Che fine farà la neutralità finlandese?
di Pierre De Filippo-
Per anni, la posizione della Finlandia è stata un po’ la sineddoche della neutralità internazionale; la finlandizzazione è stata qualcosa di ben diverso rispetto alla storica indifferenza con la quale la Svizzera s’approcciava a tutto ciò che succedeva all’esterno del proprio territorio.
La Finlandia, ricordiamolo perché è importante, confina con la Russia per una lunghissima striscia del suo territorio e, in periodo di Guerra fredda, quel confine era un po’ quello tra due mondi, diversi e inconciliabili.
Ora la Finlandia, insieme alla vicina scandinava Svezia, chiede a gran voce l’adesione alla Nato, passando da Paese superpartes a membro della più importante comunità internazionale.
Lo vogliono le loro due leader, Sanna Marin e Magdalena Andersson – sintomo, anch’esso della modernità dei Paesi nordici – che, a chiare lettere, lo hanno affermato in conferenza stampa ed in seno al consesso europeo.
Pronta è arrivata la risposta del sultano di Ankara Erdogan – la Turchia è la seconda potenza militare della Nato – secondo cui non è proprio il caso che i due Paesi scandinavi entrino nel Patto atlantico. Il motivo? Perché a Helsinki e Stoccolma impererebbero i membri del Pkk, terroristi del partito curdo al quale il presidente turco da anni dà la caccia.
È ironico, se non fosse per quel retrogusto amaro, che Erdogan – le cui carceri sono piene di giornalisti ed avversari politici – metta in discussione il livello di democrazia del Nord Europa ma, verrebbe da dire, che la situazione sia grave ma mai seria, come diceva Ennio Flaiano, non vale solo per l’Italia. Fortunatamente.
Una cosa va detta con chiarezza: Finlandia e Svezia non sono l’Ucraina. Sono due democrazie mature, due Paesi stabili, nei quali i più fondamentali diritti personali vengono garantiti e, soprattutto, rispetto ai quali la Russia non può in alcun modo avanzare alcuna pretesa.
Se per l’ingresso, questo il senso, dell’Ucraina nella Ue è giusto aspettare, in questo caso starà solo alla autodeterminazione di Helsinki e Stoccolma decidere.
In pomeriggio, inoltre, Putin ha sentito al telefono il Cancelliere tedesco Olaf Scholz.
Scholz avrebbe detto allo zar russo di “smetterla di dire che a Kiev ci sono i nazisti”, una vera e propria baggianata, e di “iniziare a discutere seriamente di cessate il fuoco ed di accordi di pace”.
Il ruolo della Germania in questa guerra è, però, abbastanza ambiguo e si avverte tangibilmente l’assenza della mano pesante della signora Merkel.

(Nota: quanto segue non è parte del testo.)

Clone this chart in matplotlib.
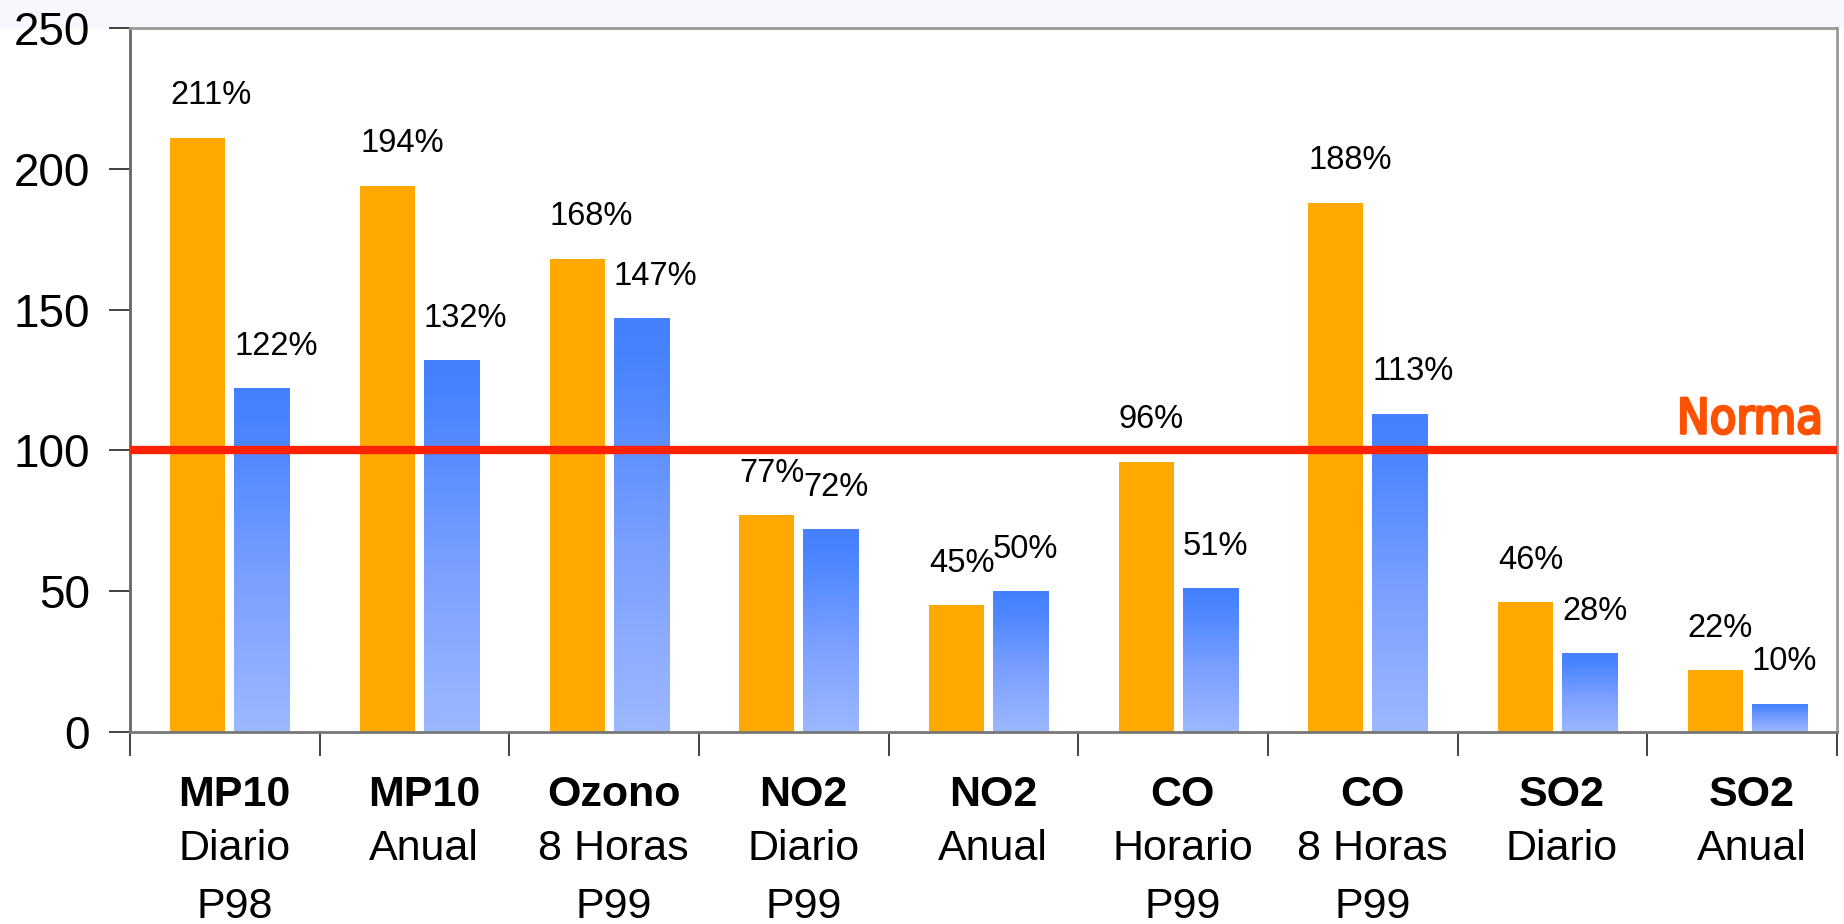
import numpy as np
import matplotlib
matplotlib.use("Agg")
import matplotlib.pyplot as plt
from matplotlib.colors import LinearSegmentedColormap
from matplotlib.patches import Rectangle
import matplotlib.patheffects as pe
import matplotlib.transforms as mtransforms

# datos
titles = ["MP10", "MP10", "Ozono", "NO2", "NO2", "CO", "CO", "SO2", "SO2"]
subtitles = [["Diario", "P98"], ["Anual"], ["8 Horas", "P99"], ["Diario", "P99"],
             ["Anual"], ["Horario", "P99"], ["8 Horas", "P99"], ["Diario"], ["Anual"]]
orange_vals = [211, 194, 168, 77, 45, 96, 188, 46, 22]
blue_vals = [122, 132, 147, 72, 50, 51, 113, 28, 10]
norma = 100

plt.rcParams['font.family'] = ['Liberation Sans', 'DejaVu Sans']

fig = plt.figure(figsize=(18.44, 9.24), dpi=100)
# franja clara de fondo arriba (fondo de la diapositiva)
fig.patches.append(Rectangle((0, 1 - 28/924), 1, 28/924, transform=fig.transFigure,
                             color="#F6F8FD", zorder=-1))
ax = fig.add_axes([130/1844, 1-732/924, 1707/1844, 704/924])

x = np.arange(len(titles))
w = 0.29
ob = ax.bar(x - 0.142, orange_vals, w, color="#FFA800", zorder=2)
bb = ax.bar(x + 0.195, blue_vals, w, color="#6A98FF", zorder=2)

# degradado azul en cada barra
cmap = LinearSegmentedColormap.from_list(
    "az", [(0, "#9CB8FF"), (0.45, "#7A9FFF"), (0.85, "#4C86FF"), (1, "#4480FF")])
grad = np.linspace(0, 1, 256).reshape(-1, 1)
for p in bb:
    x0, y0 = p.get_x(), p.get_y()
    im = ax.imshow(grad, cmap=cmap, aspect="auto", origin="lower",
                   extent=(x0, x0 + p.get_width(), y0, y0 + p.get_height()),
                   zorder=2.1)
    im.set_clip_path(p)

# etiquetas de porcentaje
for bars, vals in ((ob, orange_vals), (bb, blue_vals)):
    for p, v in zip(bars, vals):
        ax.annotate(f"{v}%", (p.get_x(), v), xytext=(0, 42),
                    textcoords="offset pixels", ha="left", va="center",
                    fontsize=23.5, zorder=4)

# linea de la norma
ax.axhline(norma, color="#FF2200", lw=6, zorder=3)
ax.annotate("Norma", (1, norma), xycoords=("axes fraction", "data"),
            xytext=(-14, 17), textcoords="offset pixels", ha="right",
            va="baseline", color="#FF5200", fontsize=35,
            family="DejaVu Sans", fontstretch="condensed",
            path_effects=[pe.withStroke(linewidth=2, foreground="#FF5200")])

ax.set_xlim(-0.5, len(titles) - 0.5)
ax.set_ylim(0, 250)
ax.set_yticks(np.arange(0, 251, 50))
ax.tick_params(axis="y", labelsize=33, length=15, width=1.2, pad=14, color="#222222")
ax.set_xticks(np.arange(len(titles) + 1) - 0.5)
ax.set_xticklabels([])
ax.tick_params(axis="x", length=17, width=1.2, color="#222222")

for s in ax.spines.values():
    s.set_linewidth(2)
    s.set_color("#999999")
ax.spines["left"].set_color("#666666")
ax.spines["bottom"].set_color("#777777")

# rotulos de categoria
tr = mtransforms.blended_transform_factory(ax.transData, ax.transAxes)
offs = [-63, -117, -175]
for i, (t, subs) in enumerate(zip(titles, subtitles)):
    xc = i + 0.05
    ax.annotate(t, (xc, 0), xycoords=tr, xytext=(0, offs[0]), textcoords="offset pixels",
                ha="center", va="center", fontsize=31, fontweight="bold")
    for j, s in enumerate(subs):
        ax.annotate(s, (xc, 0), xycoords=tr, xytext=(0, offs[j + 1]),
                    textcoords="offset pixels", ha="center", va="center", fontsize=31)

fig.savefig("out.png", dpi=100)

Dal gasdotto Nord Stream 2, che avrebbe dovuto collegare le due nazioni e che tanto aveva fatto arrabbiare Kiev – poi Scholz ha interrotto il progetto – al niet del Presidente della Repubblica Steinmeier in Ucraina, reo, secondo Zelensky, di essere troppo vicino a Putin, fino alla dipendenza energetica e alimentare di Berlino nei confronti del Cremlino, chi esce con le ossa rotte da questa contesa è certamente Scholz, che invece aveva proprio bisogno di rinsaldare la sua posizione dopo vent’anni di merkelismo.
Ma l’Europa continua ad essere divisa sul sesto pacchetto di sanzioni a Mosca. Il tema vero è: che fare col petrolio? L’Ungheria di Orbàn, silenzioso sodale di Putin, s’oppone a questa decisione, spingendo per sanzioni più blande e che, dice ancora, non mettano in difficoltà i Paesi che le impongono.
Di parere opposto la Polonia – insieme all’Ungheria nel fronte di Visegrad e nelle procedure di infrazione per non aver rispettato lo stato di diritto – che vorrebbe colpire Mosca il più possibile, punendola forse per tutti i mali che le ha inflitto durante la sua storia.
Anche qui, è certo, si troverà una mediazione.
Rimane un’unica verità, che è quella che sottolineava Draghi da Washington: la Russia non sta vincendo la guerra e, checché ne dica qualcuno in Italia e nel governo, è necessario che l’Ucraina resista per sopravvivere.
Usi le armi europee per difendersi e non avrà di che preoccuparsi.